* **SOURCE DATA**
⟨
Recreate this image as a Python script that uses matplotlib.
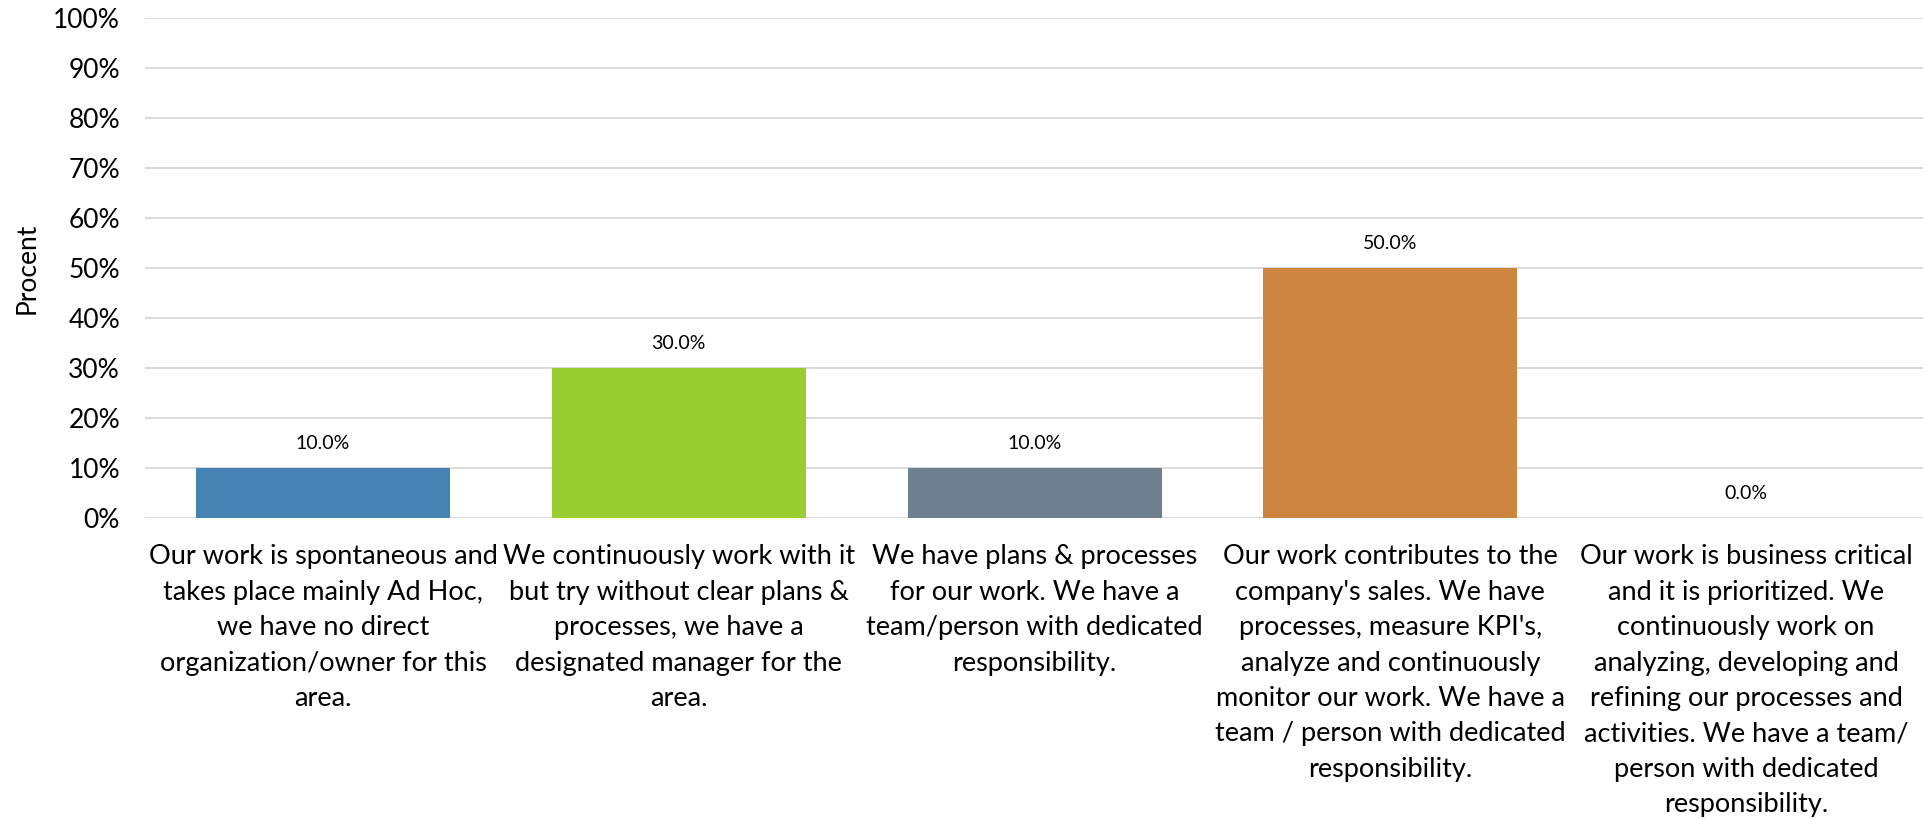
import matplotlib.pyplot as plt
import numpy as np

categories = [
    "Our work is spontaneous and\ntakes place mainly Ad Hoc,\nwe have no direct\norganization/owner for this\narea.",
    "We continuously work with it\nbut try without clear plans &\nprocesses, we have a\ndesignated manager for the\narea.",
    "We have plans & processes\nfor our work. We have a\nteam/person with dedicated\nresponsibility.",
    "Our work contributes to the\ncompany's sales. We have\nprocesses, measure KPI's,\nanalyze and continuously\nmonitor our work. We have a\nteam / person with dedicated\nresponsibility.",
    "Our work is business critical\nand it is prioritized. We\ncontinuously work on\nanalyzing, developing and\nrefining our processes and\nactivities. We have a team/\nperson with dedicated\nresponsibility.",
]
values = [10.0, 30.0, 10.0, 50.0, 0.0]
colors = ["#4682B4", "#9ACD32", "#708090", "#CD853F", "#5B9BD5"]
yticks = list(range(0, 101, 10))

plt.rcParams['font.family'] = ['Lato', 'DejaVu Sans']

fig = plt.figure(figsize=(19.24, 8.19), dpi=100)
ax = fig.add_axes([0.0754, 0.3675, 0.9246, 0.6105])

x = np.arange(len(values))
ax.bar(x, values, width=0.714, color=colors, zorder=3)

for xi, v in zip(x, values):
    ax.annotate(f"{v:.1f}%", (xi, v), xytext=(0, 18), textcoords='offset points',
                ha='center', va='center', fontsize=14, color='#000000')

ax.set_xlim(-0.5, len(values) - 0.5)
ax.set_ylim(0, 100)
ax.set_yticks(yticks)
ax.set_yticklabels([f"{t}%" for t in yticks], fontsize=19)
ax.set_xticks(x)
ax.set_xticklabels(categories, fontsize=19.5, linespacing=1.52, va='top')
ax.tick_params(axis='both', length=0)
ax.tick_params(axis='y', pad=18)
ax.tick_params(axis='x', pad=19)

ax.grid(axis='y', color='#D9D9D9', linewidth=1.4, zorder=0)
for s in ax.spines.values():
    s.set_visible(False)

ax.set_ylabel("Procent", fontsize=19)
ax.yaxis.set_label_coords(-0.059, 0.5)

fig.savefig("out.png", dpi=100)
⟩
* **THE TASK**
Exclude the pictures, and transcribe all of the material exactly.

* **ANSWER**
Recreate this image as a Python script that uses matplotlib.
import matplotlib.pyplot as plt
import numpy as np

categories = [
    "Our work is spontaneous and\ntakes place mainly Ad Hoc,\nwe have no direct\norganization/owner for this\narea.",
    "We continuously work with it\nbut try without clear plans &\nprocesses, we have a\ndesignated manager for the\narea.",
    "We have plans & processes\nfor our work. We have a\nteam/person with dedicated\nresponsibility.",
    "Our work contributes to the\ncompany's sales. We have\nprocesses, measure KPI's,\nanalyze and continuously\nmonitor our work. We have a\nteam / person with dedicated\nresponsibility.",
    "Our work is business critical\nand it is prioritized. We\ncontinuously work on\nanalyzing, developing and\nrefining our processes and\nactivities. We have a team/\nperson with dedicated\nresponsibility.",
]
values = [10.0, 30.0, 10.0, 50.0, 0.0]
colors = ["#4682B4", "#9ACD32", "#708090", "#CD853F", "#5B9BD5"]
yticks = list(range(0, 101, 10))

plt.rcParams['font.family'] = ['Lato', 'DejaVu Sans']

fig = plt.figure(figsize=(19.24, 8.19), dpi=100)
ax = fig.add_axes([0.0754, 0.3675, 0.9246, 0.6105])

x = np.arange(len(values))
ax.bar(x, values, width=0.714, color=colors, zorder=3)

for xi, v in zip(x, values):
    ax.annotate(f"{v:.1f}%", (xi, v), xytext=(0, 18), textcoords='offset points',
                ha='center', va='center', fontsize=14, color='#000000')

ax.set_xlim(-0.5, len(values) - 0.5)
ax.set_ylim(0, 100)
ax.set_yticks(yticks)
ax.set_yticklabels([f"{t}%" for t in yticks], fontsize=19)
ax.set_xticks(x)
ax.set_xticklabels(categories, fontsize=19.5, linespacing=1.52, va='top')
ax.tick_params(axis='both', length=0)
ax.tick_params(axis='y', pad=18)
ax.tick_params(axis='x', pad=19)

ax.grid(axis='y', color='#D9D9D9', linewidth=1.4, zorder=0)
for s in ax.spines.values():
    s.set_visible(False)

ax.set_ylabel("Procent", fontsize=19)
ax.yaxis.set_label_coords(-0.059, 0.5)

fig.savefig("out.png", dpi=100)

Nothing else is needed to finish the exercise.